A maioria silenciosa

Depois de os advogados e solicitadores se terem reunido em frente à sede do CPAS e da Ordem dos Advogados, uma delegação entrou no edíficio para entregar as reivindicações ao Bastonário da Ordem, Guilherme Figueiredo. Ainda antes, pelas 12h30, a mesma delegação tinha reunido com membros da direção da Ordem dos Solicitadores e Agentes de Execução, também para lhes apresentar o caderno reivindicativo. 

Entretanto, o Largo de São Domingos tornou-se, à medida que as 15h se aproximavam, num mar de gente vestida de toga preta, o traje profissional dos advogados e magistrados e símbolo da classe profissional. Advogados de Braga, Guarda, Leiria, Porto, Portimão, Viseu, Tomar, Caldas da Rainha, Coimbra, Bragança, Santarém, Fafe chegavam em autocarros e em carros. Tornou-se díficil circular num largo em que até minutos antes se andava à vontade. As conversas de descontentamento faziam-se em grupos, por vezes até com piadas. "Cuidado colega, não caia, olhe que o CPAS não lhe paga", ouviu-se entre o mar de gente. 

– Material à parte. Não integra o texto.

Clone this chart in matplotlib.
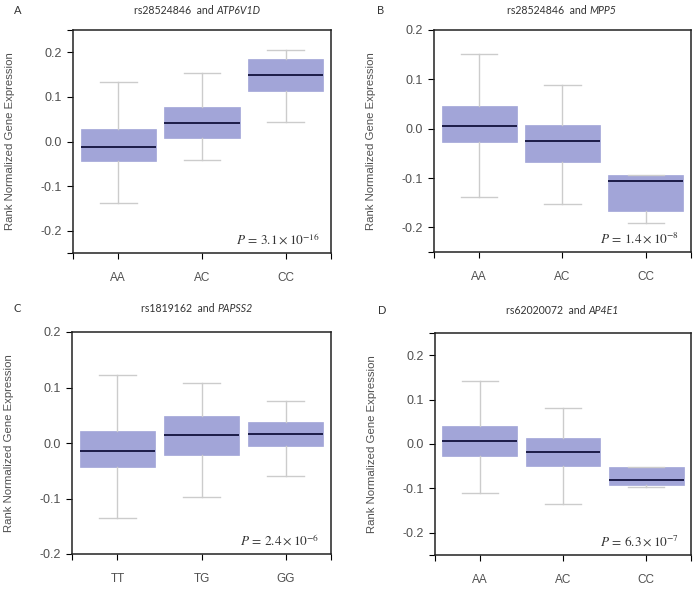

Poucos minutos depois das 15h, os organizadores deram ordem de marcha em direção ao ministério da Justiça, onde o manifesto e o caderno reivindicativo viriam a ser entregues à chefe de gabinete da ministra da Justiça, Francisca Van Dunem. Entre os pingos da chuva míuda e a força do vento, a manifestação foi avançando em silêncio – à imagem da famosa maioria silenciosa do general António Spínola no pós-25 de Abril. Uma atitude de protesto à resposta do presidente do CPAS, António Fausto, que disse que o descontentamento se limitava a "600 advogados num universo de 35 mil". Nas redes sociais, os profissionais chegaram até a criar hashtags para apoiarem os 600 advogados subscritores: "600otanas" e "100CpaSoucapaz". 

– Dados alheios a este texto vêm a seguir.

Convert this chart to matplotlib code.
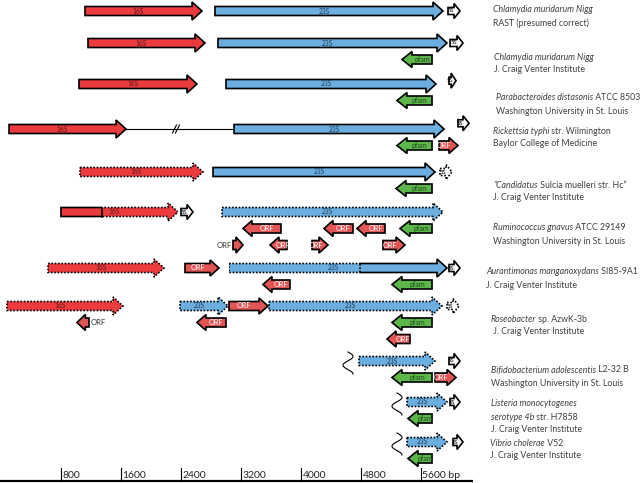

A manifestação, encabeçada pelos organizadores, avançava ora sim ora não com braços dados. "Nunca vi tantos advogados a manifestarem-se nas ruas nem tantos juntos", comentou uma pessoa que parou para ver o que estava a acontecer. Lojistas e clientes também vieram para as portas dos estabelecimentos para ver o motivo do corte das ruas. "Os advogados todos juntos a marcharem por uma causa justa", resumiu um advogado já na Rua do Ouro. Houve palmas de apoio, que depois se estenderam à restante manifestação.

Chegados ao Terreiro do Paço, os manifestantes ficaram por alguns minutos na estrada em frente ao ministério da Justiça para mostrarem a sua presença. Enquanto uma delegação entrava no edíficio, os restantes manifestantes aplaudiam e assobiavam em apoio. Aplausos e assobios começaram a fazer-se ouvir ainda a delegação estava no ministério. À saída, novas e revigoradas vagas de apoio. Em declarações aos jornalistas, José Miguel Marques, advogado e um dos co-organizadores, anunciou as conclusões do breve encontro: "Foi-nos dito que o ministério está a acompanhar a situação e que teremos uma reunião na próxima segunda-feira, 29 de janeiro, pelas 15h". O co-organizador anunciou ainda que a carta de exigência de demissão da direção do CPAS recolheu mais de 3300 assinaturas de beneficiários. 

Entre os agradecimentos à classe e as boas notícias, uma mensagem ficou bem patente: "A nossa luta não vai acabar aqui". Resta saber como continuará. E quais os seus resultados.